Reputation: 1615
While writing to Cassandra table, I get below information on number of rows written and time taken. From log, I can see it is coming from TableWriter class. How can I find same information while reading from Cassandra without calling an action on RDD? I am not sure which method is use to read.
2020-04-20 11:58:42 INFO com.datastax.spark.connector.writer.TableWriter.logInfo:35 - Wrote 24 rows to my_keyspace.mytable in 0.153 s.
Code to write spark dataframe to Cassandra table
myDF.write
.format("org.apache.spark.sql.cassandra")
.mode(saveMode)
.options(Map("keyspace" -> "my_keyspace", "table" -> "my_table"))
.save()
Code to read Cassandra table into spark RDD
val cassandraRDD = sparkSession.read
.format("org.apache.spark.sql.cassandra")

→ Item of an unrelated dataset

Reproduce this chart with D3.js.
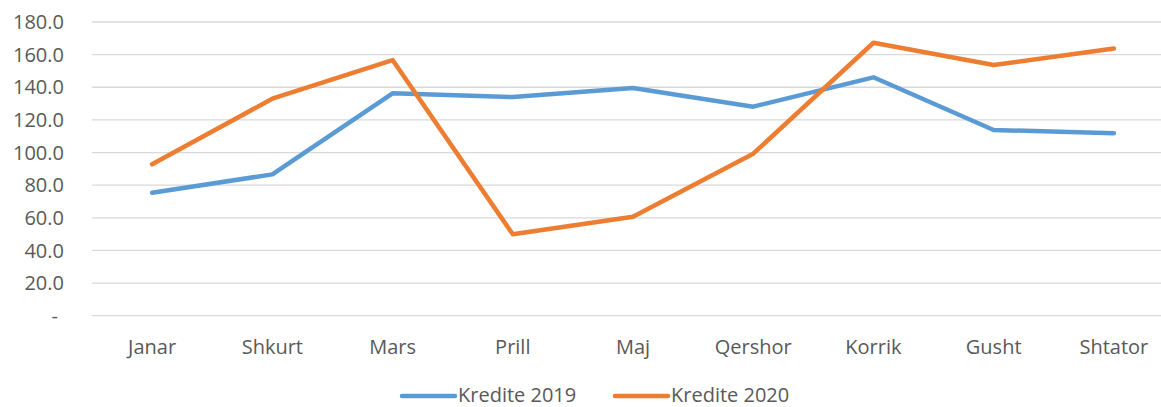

.options(Map( "table" -> "my_table", "keyspace" -> "my_keyspace", "pushdown" -> "true"))
.load()
Upvotes: 0
Views: 475
Reputation: 1615
I was able to get the metrics during read too. The difference is in logging level of these metrics. At the time of write, log level is INFO and that's why I was able to find this information in logs. But during write, these metrics are logged with DEBUG level. I changed spark logging level to DEBUG and was able to see these metrics.
Reference - https://community.datastax.com/questions/3512/getting-the-number-of-records-read-from-cassandra.html
Upvotes: 0